Le terme résonance fait partie du vocabulaire des Saintmerryiens[1]. Il a été choisi par une galerie parisienne pour parler du religieux et exposer sept artistes durant le bref temps de Noël 2024. En forme de lecture en résonance, la chronique de Jean Deuzèmes.
Il est rare de voir un galeriste témoigner pareillement de sa foi par ses choix d’artistes et d’œuvres qui ne peuvent laisser indifférent.
Disons-le au préalable, la petite galerie Victor Edouard détonne en plein temps de Noël.
Certes, en vitrine, une délicate vierge à l’enfant, sculptée en marbre par Ann Laure de Chillaz, attire le visiteur, mais ensuite en avançant dans la profondeur de cet espace on découvre tout autre chose : le thème dominant est celui de la figure du Christ à la fin de son ministère.

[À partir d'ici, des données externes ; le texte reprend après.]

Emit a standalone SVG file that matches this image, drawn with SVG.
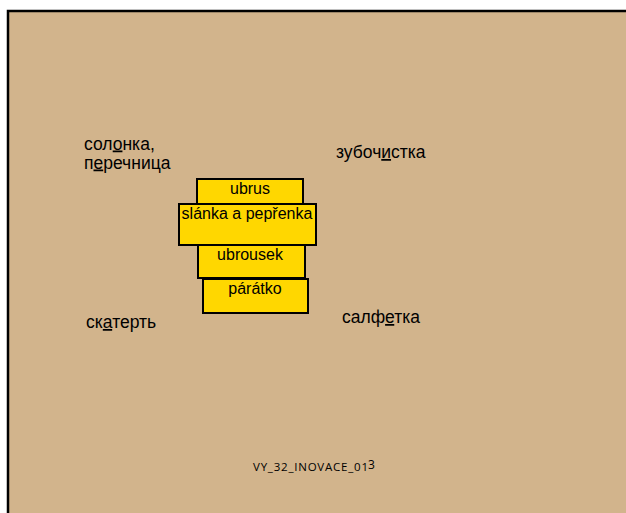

Une résonance avec une réflexion de Christian Bobin est-elle alors possible ? « C’est difficile de parler de Noël. Je ne veux pas aller du côté de l’attendrissement, car ce penchant-là est aujourd’hui nourri, et même gavé. J’aimerais éviter les sucres et les papillotes en offrant une vision très simple du destin de ce nouveau-né : il va être notre victime, nous allons le massacrer. »
Cette exposition pertinente par ses associations d’accrochage laisse aussi la place à des dissonances esthétiques. Elle ne commente pas des textes, mais regroupe des artistes, chrétiens ou non, s’exprimant pour la plupart dans un style figuratif, connus du galeriste et déclinant leurs élans de spiritualité ou de mysticisme. Certains semblent happés par le sujet, d’autres ne l’abordent que fortuitement. Si résonance il y a, c’est non seulement entre les œuvres exposées, mais aussi avec celles d’autres artistes.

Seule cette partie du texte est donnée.